Second, Jones being forced out will not mollify the racists, crazies, tea baggers, Republican congresspeople and other assorted conservative freakshows – it will only embolden them. When lynch mobs in the Old South lynched someone, when a witchhunting band caught a target in Salem, when HUAC “proved” the supposed communism of its victims, that didn’t calm them down – it only intensified their bloodlust because it made them believe they could be even more successful in the future. So if the White House’s political “gurus” believe booting Jones was the safe and prudent way to mitigate right-wing hatred, then they are as short-sighted and stupid as they’ve proven themselves to be in mismanaging the summer’s health care debate. Seriously, folks – if you think you can appease or mollify someone who takes to the public airwaves and does this, then you are as crazy as that screaming lunatic is.
Finally, the Jones announcement will inevitably create a chilling effect on the aspirations of other movement progressives. Van is a fantastic person who has done fantastic work. He’s kept his advocacy real and didn’t compromise his principles.
And so when he was appointed to a high-level White House job, it seemed to validate that you could, in fact, keep it real and also advance in American politics and government. That is to say, his story seemed to prove that an outsider could also succeed on the inside – and that outside advocacy doesn’t automatically prohibit you from one day working on the inside.

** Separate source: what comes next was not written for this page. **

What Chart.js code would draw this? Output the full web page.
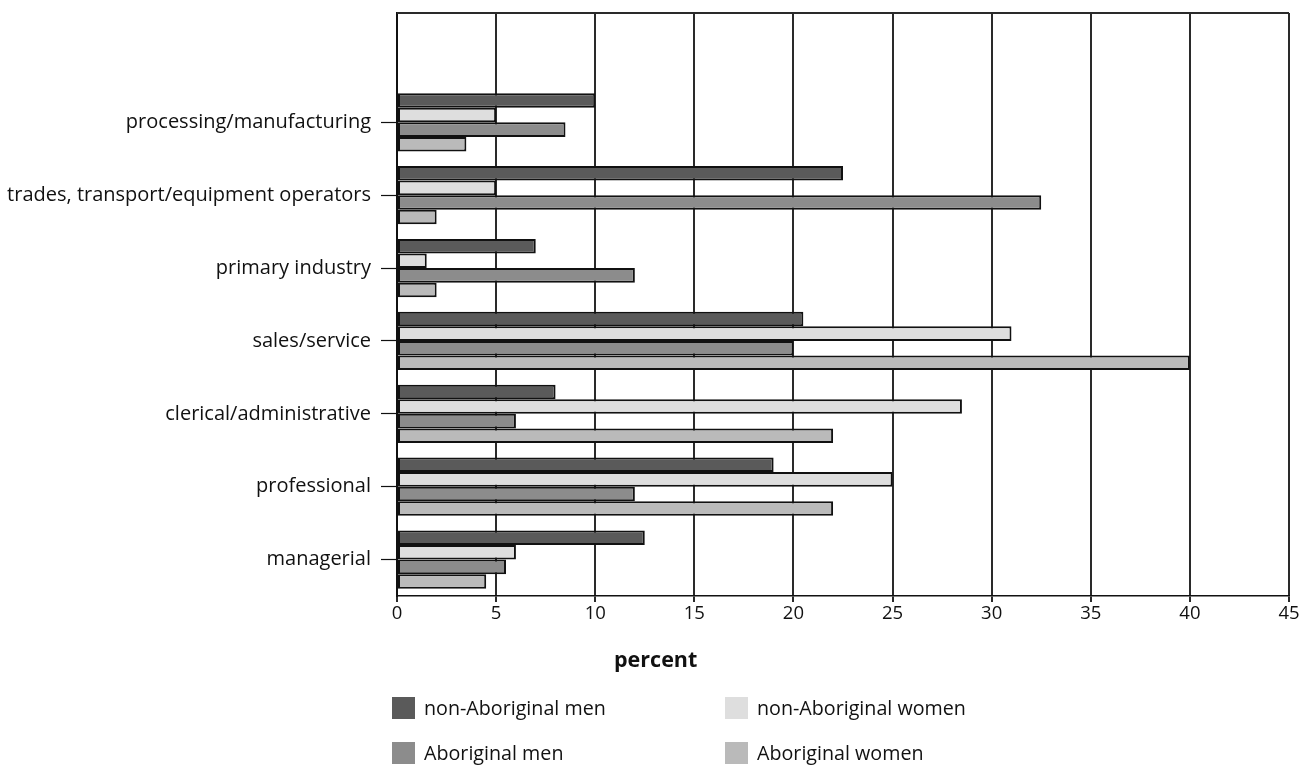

Now, though, because of today’s announcement, that lesson has been rewritten. Jones being tossed from the White House says that even in an administration headed by a former community organizer, progressive movement activists (as opposed to far-right conservative movement activists who are celebrated in D.C.’s halls of power) probably cannot hope to ever enter or rise in government. I’m not saying that’s an ironclad rule – but that is the message of this particular event, and you better believe that all the movement activists who know Jones or looked to him as a hero will get that message loud and clear.
And that’s a tragedy.
The obvious rejoinder to these points is that Jones supposedly brought this on himself by long ago making a mistake and signing a misguided petition about 9/11. Obviously, he made a mistake – and he admitted that. But even if you don’t accept that apology or admission of fault, the idea that him signing that petition means he’s worthy of removal is just a pathetic argument that highlights the most damning hypocrisies of all. For instance, are we really expected to believe that Jones signing one random petition is a bigger problem than, say, Geithner accepting free room and board for the industry he is supposed to be regulating? I could make a huge list of such contrasts – but you get the point: the entire brouhaha about Jones supposedly awful transgressions is manufactured, considering the genuinely problematic transgressions of so many other White House officials are treated as no problem at all.
Let me just end this post by saying I’m sincerely disappointed about Jones getting kicked out of the White House for all three reasons I’ve laid out above – and also because I’ve been personally inspired by the guy. I’ve seen him speak, read his work and met him at the Democratic convention here in Denver. Out of all the activists and leaders I’ve met in more than a decade in movement politics, he’s really one of the best. And while I hope – and expect – Jones will be back in movement politics soon, losing him as a voice in an Obama administration that is so mobbed up with corporate sycophants and political hacks is a real bummer.